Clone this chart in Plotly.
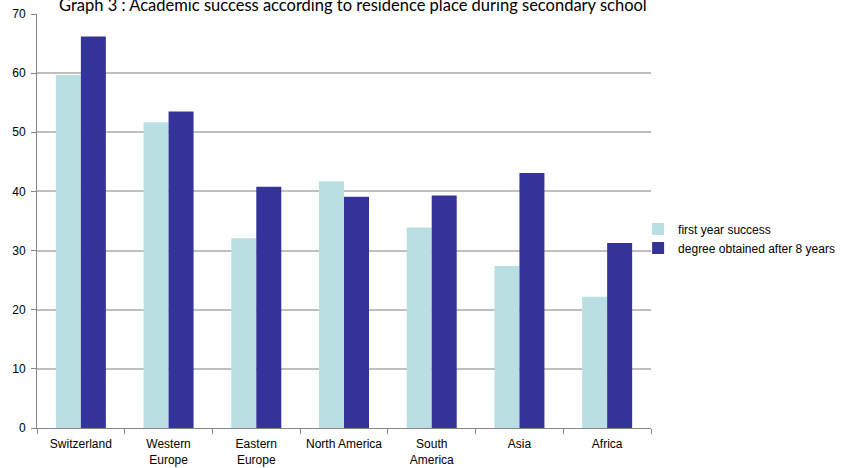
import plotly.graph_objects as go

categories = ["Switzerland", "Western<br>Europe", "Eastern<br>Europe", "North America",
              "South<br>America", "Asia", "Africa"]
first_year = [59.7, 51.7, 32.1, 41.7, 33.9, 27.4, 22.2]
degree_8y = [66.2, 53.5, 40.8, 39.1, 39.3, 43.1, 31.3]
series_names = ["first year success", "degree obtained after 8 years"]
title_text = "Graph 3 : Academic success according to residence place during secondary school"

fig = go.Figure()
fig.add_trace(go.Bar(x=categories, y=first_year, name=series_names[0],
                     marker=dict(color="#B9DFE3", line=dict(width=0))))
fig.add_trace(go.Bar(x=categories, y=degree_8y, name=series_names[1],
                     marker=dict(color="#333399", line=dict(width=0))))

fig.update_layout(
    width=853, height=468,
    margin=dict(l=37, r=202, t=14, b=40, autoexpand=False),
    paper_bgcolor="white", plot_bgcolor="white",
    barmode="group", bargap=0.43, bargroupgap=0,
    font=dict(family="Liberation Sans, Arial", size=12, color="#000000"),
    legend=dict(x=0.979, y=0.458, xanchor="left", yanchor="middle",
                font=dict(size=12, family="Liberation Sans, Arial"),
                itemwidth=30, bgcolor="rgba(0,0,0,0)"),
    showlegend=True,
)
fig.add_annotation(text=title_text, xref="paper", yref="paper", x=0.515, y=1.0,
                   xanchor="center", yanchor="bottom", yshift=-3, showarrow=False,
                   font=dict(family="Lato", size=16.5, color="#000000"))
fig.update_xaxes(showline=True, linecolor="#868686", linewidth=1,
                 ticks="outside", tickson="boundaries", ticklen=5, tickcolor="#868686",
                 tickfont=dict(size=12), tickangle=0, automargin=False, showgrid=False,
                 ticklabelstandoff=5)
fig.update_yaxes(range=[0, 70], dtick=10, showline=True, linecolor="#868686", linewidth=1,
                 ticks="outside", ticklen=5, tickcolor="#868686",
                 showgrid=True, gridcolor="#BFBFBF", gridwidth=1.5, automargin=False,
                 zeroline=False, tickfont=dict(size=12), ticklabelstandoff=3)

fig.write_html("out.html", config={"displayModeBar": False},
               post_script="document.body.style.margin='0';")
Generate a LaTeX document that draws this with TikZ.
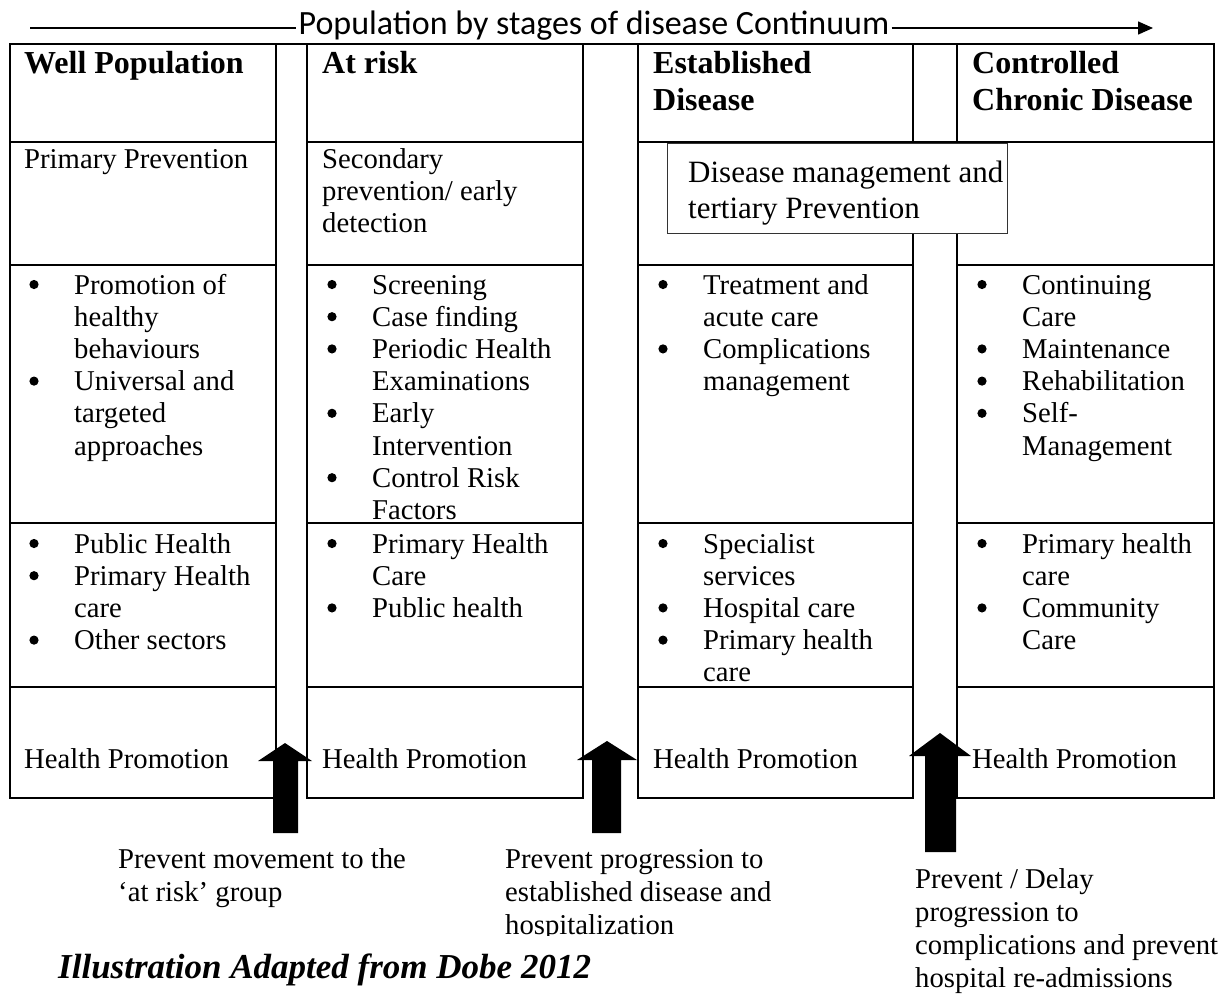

- _STATED GOAL_
Show each line of the listing that holds the string "document".

- _RESULT OF THIS TASK_
               post_script="document.body.style.margin='0';")
Generate a LaTeX document that draws this with TikZ.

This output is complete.